Personalmente, cuando me involucro en proyectos sociales que buscan una repercusión positiva en la vida de los demás, jamás me pregunto si quienes me acompañan en dicho viaje creen en Dios, en Alá o en Yahvé. Tampoco si son ateos, agnósticos o deístas, vegetarianos o carnívoros, guapos o feos. Me parece un dato irrelevante. Yo no enjuicio a las personas por sus creencias en la Torá, en el Corán o en el Nuevo Testamento, sino por lo que hacen. Eso sí, tiendo a sospechar de aquellos que aseguran que actúan bien porque se lo exige Dios. Y que si no existiera, serían unos desalmados. Para mí lo único que demuestra esta postura es que el grado de autonomía en que asientan su conducta existencial es nulo… y que están sobornados por el más allá.
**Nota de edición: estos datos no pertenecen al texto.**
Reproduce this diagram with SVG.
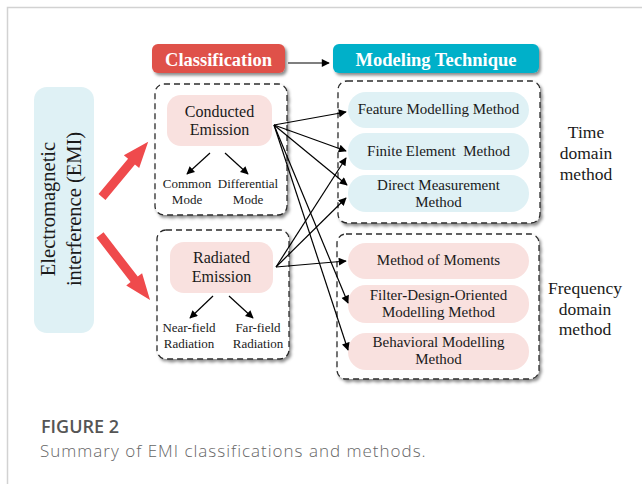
<svg xmlns="http://www.w3.org/2000/svg" width="642" height="484" viewBox="0 0 642 484">
<style>
.t{font-family:"Liberation Serif","Times New Roman",serif;fill:#1a1a1a;text-anchor:middle}
.grp{fill:#fff;stroke:#2b2b2b;stroke-width:1.3;stroke-dasharray:6 4}
.pink{fill:#f9e1df}
.cyan{fill:#dff1f5}
.con{stroke:#000;stroke-width:1.2;fill:none;marker-end:url(#ah)}
.hdr{font-family:"Liberation Serif","Times New Roman",serif;font-weight:bold;fill:#fff;text-anchor:middle;font-size:18.5px}
</style>
<defs>
<marker id="ah" viewBox="0 0 10 10" refX="9" refY="5" markerWidth="9" markerHeight="8" markerUnits="userSpaceOnUse" orient="auto">
<path d="M0,0 L10,5 L0,10 Z" fill="#000"/>
</marker>
<filter id="sh" x="-10%" y="-10%" width="130%" height="140%">
<feDropShadow dx="2" dy="2.5" stdDeviation="1.8" flood-color="#000" flood-opacity="0.45"/>
</filter>
</defs>
<rect width="642" height="484" fill="#fff"/>
<path d="M7.5,484 L7.5,7.5 L642,7.5" fill="none" stroke="#d2d2d2" stroke-width="1.5"/>

<g id="emi">
<rect x="34" y="87" width="60" height="246" rx="13" class="cyan"/>
<text class="t" font-size="20.5" transform="translate(55,209) rotate(-90)">Electromagnetic</text>
<text class="t" font-size="20.5" transform="translate(81,209) rotate(-90)">interference (EMI)</text>
</g>

<g id="red-arrows" fill="#ef4a4c">
<path d="M0,-4.5 L46,-4.5 L46,-10 L72,0 L46,10 L46,4.5 L0,4.5 Z" transform="translate(102,197) rotate(-50.1)"/>
<path d="M0,-4.5 L56,-4.5 L56,-10 L82,0 L56,10 L56,4.5 L0,4.5 Z" transform="translate(100,235) rotate(52.4)"/>
</g>

<g id="classification">
<rect x="152" y="44" width="133" height="29" rx="6" fill="#df5148" filter="url(#sh)"/>
<text class="hdr" x="218.5" y="66">Classification</text>
</g>
<g id="modeling">
<rect x="333" y="44" width="206" height="29" rx="6" fill="#00b0c9" filter="url(#sh)"/>
<text class="hdr" x="436" y="66">Modeling Technique</text>
</g>

<g id="conducted-group">
<rect x="155" y="84" width="132" height="131" rx="9" class="grp" filter="url(#sh)"/>
<rect x="167" y="95" width="105" height="51" rx="14" class="pink"/>
<text class="t" font-size="16" x="219.5" y="117">Conducted</text>
<text class="t" font-size="16" x="219.5" y="135">Emission</text>
<text class="t" font-size="13" x="187" y="188">Common</text>
<text class="t" font-size="13" x="187" y="204">Mode</text>
<text class="t" font-size="13" x="248" y="188">Differential</text>
<text class="t" font-size="13" x="248" y="204">Mode</text>
</g>

<g id="radiated-group">
<rect x="157" y="230" width="132" height="129" rx="9" class="grp" filter="url(#sh)"/>
<rect x="170" y="242" width="103" height="51" rx="14" class="pink"/>
<text class="t" font-size="16" x="221.5" y="263">Radiated</text>
<text class="t" font-size="16" x="221.5" y="282">Emission</text>
<text class="t" font-size="13" x="189" y="332">Near-field</text>
<text class="t" font-size="13" x="189" y="348">Radiation</text>
<text class="t" font-size="13" x="258" y="332">Far-field</text>
<text class="t" font-size="13" x="258" y="348">Radiation</text>
</g>

<g id="time-group">
<rect x="338" y="81" width="202" height="142" rx="9" class="grp" filter="url(#sh)"/>
<rect x="348" y="92" width="181" height="36" rx="18" class="cyan"/>
<rect x="348" y="133" width="181" height="37" rx="18" class="cyan"/>
<rect x="348" y="175" width="181" height="37" rx="18" class="cyan"/>
<text class="t" font-size="15" x="438.5" y="114">Feature Modelling Method</text>
<text class="t" font-size="15" x="438.5" y="156" xml:space="preserve">Finite Element  Method</text>
<text class="t" font-size="15" x="438.5" y="190">Direct Measurement</text>
<text class="t" font-size="15" x="438.5" y="207">Method</text>
</g>
<g id="time-label">
<text class="t" font-size="17.5" x="586" y="138">Time</text>
<text class="t" font-size="17.5" x="586" y="159">domain</text>
<text class="t" font-size="17.5" x="586" y="180">method</text>
</g>

<g id="freq-group">
<rect x="337" y="234" width="202" height="145" rx="9" class="grp" filter="url(#sh)"/>
<rect x="348" y="243" width="181" height="36" rx="18" class="pink"/>
<rect x="348" y="285" width="181" height="38" rx="18" class="pink"/>
<rect x="348" y="333" width="181" height="37" rx="18" class="pink"/>
<text class="t" font-size="15" x="438.5" y="265">Method of Moments</text>
<text class="t" font-size="15" x="438.5" y="300">Filter<tspan font-weight="bold">-</tspan>Design<tspan font-weight="bold">-</tspan>Oriented</text>
<text class="t" font-size="15" x="438.5" y="317">Modelling Method</text>
<text class="t" font-size="15" x="438.5" y="347">Behavioral Modelling</text>
<text class="t" font-size="15" x="438.5" y="364">Method</text>
</g>
<g id="freq-label">
<text class="t" font-size="17.5" x="585" y="294">Frequency</text>
<text class="t" font-size="17.5" x="585" y="315">domain</text>
<text class="t" font-size="17.5" x="585" y="335">method</text>
</g>

<g id="connectors">
<line class="con" x1="288" y1="63" x2="329" y2="63"/>
<line class="con" x1="210" y1="153" x2="187" y2="174"/>
<line class="con" x1="225" y1="153" x2="248" y2="174"/>
<line class="con" x1="213" y1="296" x2="190" y2="318"/>
<line class="con" x1="229" y1="296" x2="253" y2="318"/>
<line class="con" x1="274" y1="125" x2="346" y2="112"/>
<line class="con" x1="274" y1="125" x2="346" y2="151"/>
<line class="con" x1="274" y1="125" x2="347" y2="185"/>
<line class="con" x1="274" y1="125" x2="348" y2="303"/>
<line class="con" x1="274" y1="125" x2="348" y2="350"/>
<line class="con" x1="276" y1="267" x2="346" y2="158"/>
<line class="con" x1="276" y1="267" x2="346" y2="198"/>
<line class="con" x1="276" y1="267" x2="346" y2="261"/>
</g>

<g id="caption">
<text x="41" y="433" font-family="'Open Sans','Noto Sans',sans-serif" font-size="18" font-weight="600" fill="#555">FIGURE 2</text>
<text x="40" y="456.5" font-family="'Open Sans','Noto Sans',sans-serif" font-size="17" font-weight="300" letter-spacing="1" fill="#666">Summary of EMI classifications and methods.</text>
</g>
</svg>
Caminar juntos, por separado o en paralelo, es lo de menos. Las buenas personas, crean o no crean, siempre se encontrarán en el mismo afán por mejorar la habitabilidad de este mundo. Pero mucho me temo que el concepto de habitabilidad del verdadero creyente tenga algo que ver con el que tiene un ateo. El ateo es materialista, defiende la inmanencia y la autonomía como valores fundamentales de la existencia; el creyente es espiritualista, metafísico, defiende la transcendencia y la heteronomía como valores supremos de la vida. ¿Es posible, por tanto, que ateos y creyentes trabajen juntos y al alimón por el bien de los desarrapados de este mundo?  Supongo que sí, pero si, y sólo si, se trabaja para mejorar en este mundo y sólo para este mundo la situación de la gente pobre de este mundo.